* _DATASET EXTRACT_:
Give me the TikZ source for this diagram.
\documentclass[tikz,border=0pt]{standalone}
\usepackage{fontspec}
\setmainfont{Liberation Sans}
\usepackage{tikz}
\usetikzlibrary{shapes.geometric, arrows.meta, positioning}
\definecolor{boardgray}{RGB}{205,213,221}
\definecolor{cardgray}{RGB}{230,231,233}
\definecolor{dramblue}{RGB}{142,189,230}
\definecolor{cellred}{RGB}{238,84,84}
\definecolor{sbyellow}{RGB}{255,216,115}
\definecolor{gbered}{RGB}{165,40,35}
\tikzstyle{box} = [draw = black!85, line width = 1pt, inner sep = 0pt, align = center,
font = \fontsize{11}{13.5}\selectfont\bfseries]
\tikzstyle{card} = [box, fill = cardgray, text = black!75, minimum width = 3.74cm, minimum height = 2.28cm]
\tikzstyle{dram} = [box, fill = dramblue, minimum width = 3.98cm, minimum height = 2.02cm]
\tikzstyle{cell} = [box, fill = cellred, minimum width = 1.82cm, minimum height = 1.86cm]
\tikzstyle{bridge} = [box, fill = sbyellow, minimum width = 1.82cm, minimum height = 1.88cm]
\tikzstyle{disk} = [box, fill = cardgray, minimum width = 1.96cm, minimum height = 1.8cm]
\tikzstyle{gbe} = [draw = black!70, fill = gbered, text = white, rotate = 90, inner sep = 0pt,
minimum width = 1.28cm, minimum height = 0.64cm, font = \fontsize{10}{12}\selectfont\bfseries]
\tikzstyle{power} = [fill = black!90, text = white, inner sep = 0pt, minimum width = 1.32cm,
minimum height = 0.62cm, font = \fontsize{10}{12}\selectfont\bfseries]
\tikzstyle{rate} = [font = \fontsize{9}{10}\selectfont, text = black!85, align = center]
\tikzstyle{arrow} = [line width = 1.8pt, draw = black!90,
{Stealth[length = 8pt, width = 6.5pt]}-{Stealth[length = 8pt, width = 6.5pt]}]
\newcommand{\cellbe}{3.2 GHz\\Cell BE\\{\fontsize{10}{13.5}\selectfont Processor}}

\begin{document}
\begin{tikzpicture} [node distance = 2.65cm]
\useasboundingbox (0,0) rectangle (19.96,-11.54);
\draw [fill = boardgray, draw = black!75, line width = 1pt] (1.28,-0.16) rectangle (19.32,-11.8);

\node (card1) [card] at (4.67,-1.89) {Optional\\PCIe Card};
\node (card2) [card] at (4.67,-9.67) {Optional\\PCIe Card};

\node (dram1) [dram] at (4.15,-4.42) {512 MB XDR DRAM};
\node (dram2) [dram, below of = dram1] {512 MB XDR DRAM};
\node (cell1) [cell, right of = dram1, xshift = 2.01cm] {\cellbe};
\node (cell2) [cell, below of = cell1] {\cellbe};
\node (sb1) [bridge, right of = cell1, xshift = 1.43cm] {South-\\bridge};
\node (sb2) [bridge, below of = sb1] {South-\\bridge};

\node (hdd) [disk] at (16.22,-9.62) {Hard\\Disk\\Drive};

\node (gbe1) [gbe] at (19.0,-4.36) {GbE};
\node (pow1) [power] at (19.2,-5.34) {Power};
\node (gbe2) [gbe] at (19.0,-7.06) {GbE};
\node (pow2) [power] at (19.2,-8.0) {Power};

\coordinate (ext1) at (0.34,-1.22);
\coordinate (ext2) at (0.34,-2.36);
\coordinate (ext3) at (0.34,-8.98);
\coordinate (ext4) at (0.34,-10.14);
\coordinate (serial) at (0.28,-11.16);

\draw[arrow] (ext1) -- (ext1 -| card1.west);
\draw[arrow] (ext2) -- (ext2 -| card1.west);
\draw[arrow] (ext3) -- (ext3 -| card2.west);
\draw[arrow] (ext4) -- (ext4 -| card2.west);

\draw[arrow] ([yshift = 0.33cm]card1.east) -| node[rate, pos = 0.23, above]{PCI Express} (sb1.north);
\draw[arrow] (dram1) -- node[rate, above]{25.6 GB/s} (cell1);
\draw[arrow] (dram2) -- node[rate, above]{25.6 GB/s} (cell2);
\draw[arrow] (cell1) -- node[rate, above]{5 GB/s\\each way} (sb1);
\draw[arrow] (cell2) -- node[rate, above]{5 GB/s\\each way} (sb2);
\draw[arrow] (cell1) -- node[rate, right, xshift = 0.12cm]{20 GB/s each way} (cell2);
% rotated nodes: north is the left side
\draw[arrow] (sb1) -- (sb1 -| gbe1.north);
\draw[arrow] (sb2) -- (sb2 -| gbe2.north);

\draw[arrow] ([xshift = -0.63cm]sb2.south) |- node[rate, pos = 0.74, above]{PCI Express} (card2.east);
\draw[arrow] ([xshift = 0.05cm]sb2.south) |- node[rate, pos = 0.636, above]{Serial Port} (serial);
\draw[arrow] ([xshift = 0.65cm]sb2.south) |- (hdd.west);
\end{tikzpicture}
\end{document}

* * *

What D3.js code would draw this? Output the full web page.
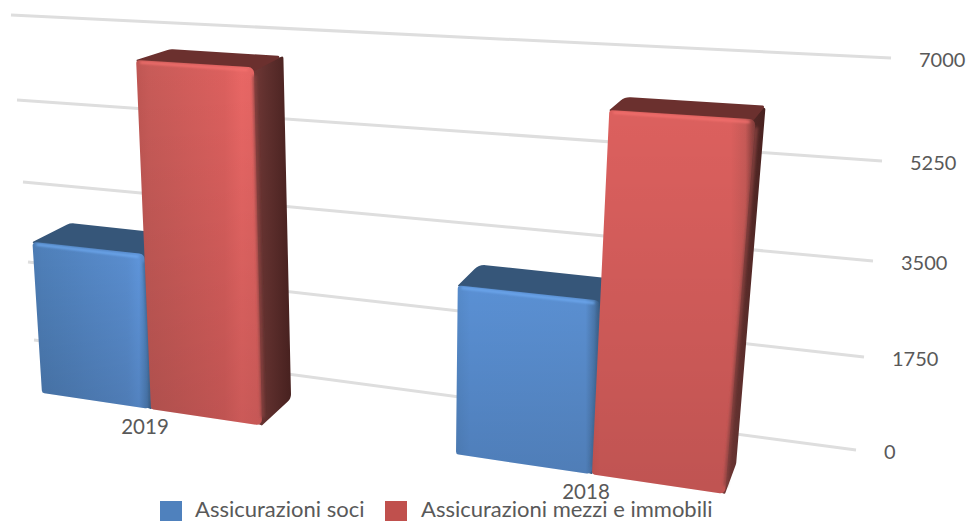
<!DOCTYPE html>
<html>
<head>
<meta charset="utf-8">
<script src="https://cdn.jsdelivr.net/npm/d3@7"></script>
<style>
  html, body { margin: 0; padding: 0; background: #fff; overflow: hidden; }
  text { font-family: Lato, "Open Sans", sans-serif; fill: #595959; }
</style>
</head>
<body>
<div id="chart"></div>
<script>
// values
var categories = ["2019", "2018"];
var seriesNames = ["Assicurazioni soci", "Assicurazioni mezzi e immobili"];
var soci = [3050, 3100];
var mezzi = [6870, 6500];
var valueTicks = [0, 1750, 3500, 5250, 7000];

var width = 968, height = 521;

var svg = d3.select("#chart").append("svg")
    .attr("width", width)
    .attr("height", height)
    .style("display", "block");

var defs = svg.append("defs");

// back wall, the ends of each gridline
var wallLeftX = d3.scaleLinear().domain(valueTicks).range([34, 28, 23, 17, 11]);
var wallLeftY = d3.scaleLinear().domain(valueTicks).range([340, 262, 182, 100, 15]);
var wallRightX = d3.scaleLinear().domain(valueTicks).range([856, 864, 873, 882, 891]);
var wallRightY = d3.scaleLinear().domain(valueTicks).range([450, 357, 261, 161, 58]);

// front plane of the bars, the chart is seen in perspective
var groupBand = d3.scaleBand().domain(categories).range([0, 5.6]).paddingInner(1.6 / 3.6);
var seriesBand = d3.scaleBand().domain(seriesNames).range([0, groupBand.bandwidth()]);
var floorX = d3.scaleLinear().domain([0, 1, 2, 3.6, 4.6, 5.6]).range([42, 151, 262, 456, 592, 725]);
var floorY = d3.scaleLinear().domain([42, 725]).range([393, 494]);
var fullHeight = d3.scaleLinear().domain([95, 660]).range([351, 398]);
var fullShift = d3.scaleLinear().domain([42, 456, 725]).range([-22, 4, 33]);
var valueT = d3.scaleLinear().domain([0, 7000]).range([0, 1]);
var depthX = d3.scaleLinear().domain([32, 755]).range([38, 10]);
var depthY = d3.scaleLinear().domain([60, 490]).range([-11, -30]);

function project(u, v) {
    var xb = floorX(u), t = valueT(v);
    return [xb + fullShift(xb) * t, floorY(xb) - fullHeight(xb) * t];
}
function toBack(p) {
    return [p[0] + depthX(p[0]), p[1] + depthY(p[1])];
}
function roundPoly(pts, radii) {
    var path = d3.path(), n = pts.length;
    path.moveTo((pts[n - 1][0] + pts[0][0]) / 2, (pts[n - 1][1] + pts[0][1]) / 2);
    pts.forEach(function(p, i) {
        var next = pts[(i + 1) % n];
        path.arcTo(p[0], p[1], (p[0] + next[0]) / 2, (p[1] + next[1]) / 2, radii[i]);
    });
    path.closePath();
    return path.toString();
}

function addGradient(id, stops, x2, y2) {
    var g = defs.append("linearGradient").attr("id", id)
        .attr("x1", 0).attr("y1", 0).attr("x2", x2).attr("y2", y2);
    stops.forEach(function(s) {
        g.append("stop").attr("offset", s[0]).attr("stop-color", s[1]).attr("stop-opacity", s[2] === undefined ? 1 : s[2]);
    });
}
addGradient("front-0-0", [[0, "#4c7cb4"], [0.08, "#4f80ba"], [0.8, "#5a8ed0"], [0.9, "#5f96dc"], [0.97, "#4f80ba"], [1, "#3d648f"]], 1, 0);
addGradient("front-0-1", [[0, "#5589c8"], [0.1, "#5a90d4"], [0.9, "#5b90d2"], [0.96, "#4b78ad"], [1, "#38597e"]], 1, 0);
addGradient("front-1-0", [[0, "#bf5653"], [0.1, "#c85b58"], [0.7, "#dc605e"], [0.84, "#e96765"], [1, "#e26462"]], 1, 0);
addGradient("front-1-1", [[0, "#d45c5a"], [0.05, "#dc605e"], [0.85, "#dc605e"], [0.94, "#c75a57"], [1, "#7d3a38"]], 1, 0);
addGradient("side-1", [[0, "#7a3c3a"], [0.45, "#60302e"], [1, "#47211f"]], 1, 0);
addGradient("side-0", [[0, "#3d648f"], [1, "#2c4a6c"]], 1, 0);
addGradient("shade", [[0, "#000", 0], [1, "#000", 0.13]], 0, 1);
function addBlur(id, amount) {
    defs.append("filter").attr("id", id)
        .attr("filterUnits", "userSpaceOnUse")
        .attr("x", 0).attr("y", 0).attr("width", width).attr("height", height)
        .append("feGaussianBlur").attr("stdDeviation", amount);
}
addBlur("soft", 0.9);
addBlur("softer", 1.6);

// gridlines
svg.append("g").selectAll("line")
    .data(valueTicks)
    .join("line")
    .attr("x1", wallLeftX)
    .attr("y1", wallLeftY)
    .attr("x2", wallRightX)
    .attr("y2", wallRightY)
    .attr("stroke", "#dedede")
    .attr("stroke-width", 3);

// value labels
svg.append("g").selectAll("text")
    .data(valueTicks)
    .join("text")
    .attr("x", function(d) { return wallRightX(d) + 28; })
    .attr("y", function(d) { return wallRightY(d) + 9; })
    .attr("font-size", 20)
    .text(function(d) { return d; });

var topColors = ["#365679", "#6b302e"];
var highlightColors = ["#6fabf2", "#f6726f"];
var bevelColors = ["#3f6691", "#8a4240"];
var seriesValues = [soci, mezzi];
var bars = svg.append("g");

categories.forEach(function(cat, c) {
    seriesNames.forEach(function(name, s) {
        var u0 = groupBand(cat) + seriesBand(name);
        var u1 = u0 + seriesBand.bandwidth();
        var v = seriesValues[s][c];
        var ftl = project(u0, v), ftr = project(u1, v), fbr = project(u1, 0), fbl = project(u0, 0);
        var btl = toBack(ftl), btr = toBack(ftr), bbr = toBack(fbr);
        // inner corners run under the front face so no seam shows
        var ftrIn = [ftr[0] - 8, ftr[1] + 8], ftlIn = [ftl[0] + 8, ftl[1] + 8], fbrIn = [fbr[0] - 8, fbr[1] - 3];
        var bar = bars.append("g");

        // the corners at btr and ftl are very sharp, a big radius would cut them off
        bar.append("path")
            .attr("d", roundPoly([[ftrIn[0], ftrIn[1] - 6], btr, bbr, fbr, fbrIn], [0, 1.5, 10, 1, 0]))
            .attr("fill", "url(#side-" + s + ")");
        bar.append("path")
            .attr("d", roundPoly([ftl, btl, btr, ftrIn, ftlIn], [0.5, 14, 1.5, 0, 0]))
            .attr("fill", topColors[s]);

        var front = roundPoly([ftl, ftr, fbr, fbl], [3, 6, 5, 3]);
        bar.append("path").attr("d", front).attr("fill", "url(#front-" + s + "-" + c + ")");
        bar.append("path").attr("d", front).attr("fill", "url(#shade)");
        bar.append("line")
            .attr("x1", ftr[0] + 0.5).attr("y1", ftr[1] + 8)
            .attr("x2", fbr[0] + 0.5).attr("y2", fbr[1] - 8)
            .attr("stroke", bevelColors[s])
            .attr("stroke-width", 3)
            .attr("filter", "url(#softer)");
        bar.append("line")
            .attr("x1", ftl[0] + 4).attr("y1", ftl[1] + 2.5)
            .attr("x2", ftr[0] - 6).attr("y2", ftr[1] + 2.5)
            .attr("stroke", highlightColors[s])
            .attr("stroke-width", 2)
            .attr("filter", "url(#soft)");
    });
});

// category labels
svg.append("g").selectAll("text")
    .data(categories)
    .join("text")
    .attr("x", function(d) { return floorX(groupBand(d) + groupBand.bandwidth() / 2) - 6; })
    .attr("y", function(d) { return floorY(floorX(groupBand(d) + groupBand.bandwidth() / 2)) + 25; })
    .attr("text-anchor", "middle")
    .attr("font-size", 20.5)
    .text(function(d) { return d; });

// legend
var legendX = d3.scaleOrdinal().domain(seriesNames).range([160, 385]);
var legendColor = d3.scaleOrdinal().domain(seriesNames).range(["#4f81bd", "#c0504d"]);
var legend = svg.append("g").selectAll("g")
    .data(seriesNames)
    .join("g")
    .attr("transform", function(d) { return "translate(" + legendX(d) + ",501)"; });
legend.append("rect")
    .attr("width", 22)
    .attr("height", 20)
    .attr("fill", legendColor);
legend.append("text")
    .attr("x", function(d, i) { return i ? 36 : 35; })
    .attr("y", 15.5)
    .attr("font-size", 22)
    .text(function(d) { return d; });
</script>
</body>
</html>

* _WORK INSTRUCTIONS_: Go through the material and select each line with the string "this" in it.

* _RESULT BELOW_:
Give me the TikZ source for this diagram.
What D3.js code would draw this? Output the full web page.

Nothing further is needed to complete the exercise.